Facing the prospect of deadly mines blockading the entire island nation, the wartime Labour government of Prime Minister Peter Fraser swung into action commissioning a fleet of minesweepers to keep New Zealand ports open. Based on a Royal Navy coal-fired trawler design from WW1, the Castle-class minesweepers proved quick to build in shipyards around the country. The thirteenth and very last of her class to be laid out, the HMNZS Waiho was built by Stevenson & Cook Engineering in Port Chalmers and launched on 19 February 1944. At 447 tons she was powered by a coal-fired, single shaft reciprocating engine delivering 480 IHP for a maximum speed of 10.5 knots.
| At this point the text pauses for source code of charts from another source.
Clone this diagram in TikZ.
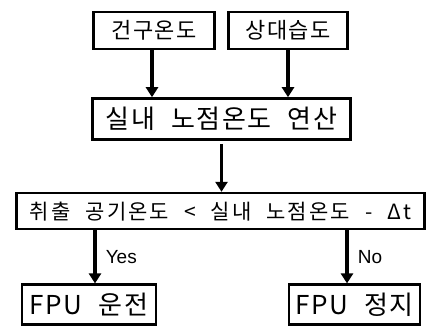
\documentclass[tikz,border=0pt]{standalone}
\usepackage{fontspec}
\usepackage{tikz}
\usetikzlibrary{arrows.meta, positioning}
\setmainfont{Liberation Sans}
\newfontfamily\krfont[WordSpace=2.2, LetterSpace=6]{Noto Sans CJK KR}
\newfontfamily\krwide[WordSpace=2.2, LetterSpace=10]{Noto Sans CJK KR}
\tikzset{
  block/.style={rectangle, draw=black, fill=white, line width=2.6pt,
    inner sep=0pt, align=center, font=\krfont\fontsize{22}{26}\selectfont},
  bigblock/.style={block, font=\krfont\fontsize{26}{30}\selectfont},
  arrow/.style={-{Triangle[width=12pt,length=10pt]}, line width=3.6pt, color=black},
  lbl/.style={font=\fontsize{19}{22}\selectfont, inner sep=0pt}
}

\begin{document}
\begin{tikzpicture}[x=1pt, y=1pt]
  \useasboundingbox[fill=white] (0,0) rectangle (427,-333);

  % Dew point calculation
  \node[bigblock, minimum width=258pt, minimum height=41pt] (calc) at (221.5,-119) {실내 노점온도 연산};

  % Inputs
  \node[block, minimum width=121pt, minimum height=37pt, above=47pt of calc, xshift=-67.5pt] (drybulb) {건구온도};
  \node[block, minimum width=119pt, minimum height=37pt, above=47pt of calc, xshift=66.5pt] (humid) {상대습도};

  % Condition
  \node[block, minimum width=408pt, minimum height=36pt, below=51pt of calc, xshift=-1pt,
    font=\krwide\fontsize{21}{25}\selectfont] (cond) {취출 공기온도 < 실내 노점온도 - Δt};

  % Outputs
  \node[bigblock, minimum width=134pt, minimum height=40pt, below=53pt of cond, xshift=-131.5pt] (run) {FPU 운전};
  \node[bigblock, minimum width=131pt, minimum height=40pt, below=53pt of cond, xshift=134pt] (stop) {FPU 정지};

  \draw[arrow] ([xshift=-2pt]drybulb.south) -- ([xshift=-2pt]drybulb.south |- calc.north);
  \draw[arrow] (humid) -- (humid |- calc.north);
  \draw[arrow, shorten <=3pt] (calc) -- (calc |- cond.north);
  \draw[arrow] ([xshift=-125.5pt]cond.south) -- node[lbl, right=9pt] {Yes} ([xshift=-125.5pt]cond.south |- run.north);
  \draw[arrow] ([xshift=126.5pt]cond.south) -- node[lbl, right=9pt] {No} ([xshift=126.5pt]cond.south |- stop.north);
\end{tikzpicture}
\end{document}
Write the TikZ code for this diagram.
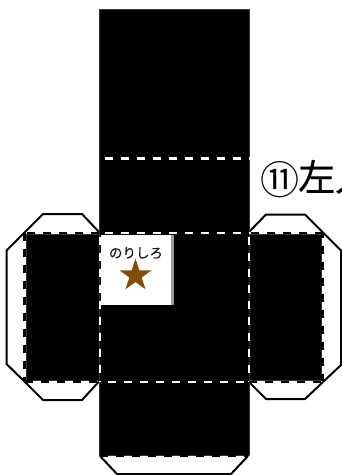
\documentclass[tikz,border=0pt]{standalone}
\usepackage{fontspec}
\usetikzlibrary{shapes.geometric}
\newfontfamily\cjk{Noto Sans CJK JP}
\newfontfamily\cjkb[FakeBold=0.35]{Noto Sans CJK JP}
\definecolor{starbrown}{HTML}{7F4F05}
\begin{document}
\begin{tikzpicture}[x=1pt,y=-1pt,
  tabline/.style={draw=black,line width=2pt,line join=round},
  blk/.style={fill=black,draw=black!80,line width=0.6pt},
  wd/.style={draw=white,line width=2.4pt,dash pattern=on 8pt off 8pt},
  kd/.style={draw=black,line width=2.6pt,dash pattern=on 8pt off 8pt}]
\useasboundingbox (0,0) rectangle (342,475);
\clip (0,0) rectangle (342,475);
% tabs
\draw[tabline] (24.5,232.5)--(43,214)--(82,214)--(99,232);
\draw[tabline] (24.5,232.5)--(6.5,250.5)--(6.5,364)--(24.5,381.5);
\draw[tabline] (24.5,381.5)--(43,400)--(82,400)--(99,381.5);
\draw[tabline] (249,232)--(266,214.5)--(305,214.5)--(323,232.5);
\draw[tabline] (323,232.5)--(341,250.5)--(341,365)--(323,382);
\draw[tabline] (249,382)--(266,399)--(305,399)--(323,382);
\draw[tabline] (100,456)--(117,474)--(231,474)--(248,456);
% black
\path[blk] (99,8.8) rectangle (249,455.3);
\path[blk] (26,234.5) rectangle (99,380.2);
\path[blk] (249,234.5) rectangle (321,380.5);
% glue area
\fill[white] (100.7,234.5) rectangle (171,305);
\fill[black!40] (171,234.5) rectangle (174,305);
\node[font=\cjkb,inner sep=0pt,text=black!90] (glue) at (136,253) {\fontsize{13.5pt}{13.5pt}\selectfont のりしろ};
\node[star,star points=5,star point ratio=2.618,fill=starbrown,draw=none,minimum size=34pt,inner sep=0pt] (st) at (135.5,275.5) {};
% dashes
\draw[wd,dash phase=11.3pt] (100,158.5)--(249,158.5);
\draw[wd,dash phase=11.3pt] (100,233)--(249,233);
\draw[wd,dash phase=8.3pt] (100,382)--(249,382);
\draw[wd,dash phase=14.3pt] (99.8,235)--(99.8,381);
\draw[wd,dash phase=14.3pt] (249,235)--(249,381);
\draw[kd,dash phase=13.7pt] (25,233)--(99,233);
\draw[kd] (25,381.5)--(99,381.5);
\draw[kd] (24.7,233)--(24.7,381);
\draw[kd,dash phase=14.3pt] (249,233)--(323,233);
\draw[kd] (249,382)--(323,382);
\draw[kd,dash phase=3.3pt] (322.7,233)--(322.7,381);
\draw[kd] (100,456)--(248,456);
\node[font=\cjk,inner sep=0pt] (num) at (280,179.5) {\fontsize{39pt}{39pt}\selectfont ⑪};
\node[font=\cjkb,anchor=base west,inner sep=0pt] (title) at (298,191) {\fontsize{37pt}{37pt}\selectfont 左人};
\end{tikzpicture}
\end{document}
With a complement of 27 crew members she was armed with a single ‘12 pounder’ naval gun, 20 depth charges and ASDIC sonar developed by the MoD's 'Anti-Submarine Detection Investigation Committee'. Her minesweeping equipment consisted of kilometre-long trailing cables for hooking mines, and dan marker buoys for marking cleared waters.
Named after the Waiho (Waiau) glacier-fed river that starts at the terminus of the Kā Roimata-a-Hinehukatere Franz Josef Glacier in Te Waipounamu South Island’s Westland, she entered service with the 194th Auxiliary Minesweeping Group at Auckland on 29 June 1944, taking part in daily mine sweeps of Waitemata Harbour. A year later in June 1945, with the war against Imperial Japanese forces still raging in the Pacific theatre, the Waiho sailed for Ōhinehou Lyttelton to search for and clear the harbour of any mines. While deployed, apart from the minesweeping patrols, she conducted gunnery and anti-submarine drills, including the use of depth charges that evidently also delivered a bountiful bycatch of what are possibly hāpuku groper (please note that Te Ūaka The Lyttelton Museum does not condone the illegal practice of blast fishing).
After ensuring that Whakaraupō Lyttelton Harbour was free of Nazi mines, the Waiho returned to Auckland on 4 September 1945, just two days after the Japanese formal capitulation ending WW2. Joining the 25th Minesweeping Flotilla as a danlayer, she assisted in the final sweep of the Hauraki Gulf. With her wartime deployment completed the Waiho was sold to Red Funnel Trawlers Pty Ltd of Sydney in May 1946, renamed the Matong, and began her presumably non-explosive fishing career in June 1947. After ten more gainful years at sea she was laid up in December 1958 and finally scrapped in Singapore in 1964, although her hull’s double bottom apparently lived on as a pontoon.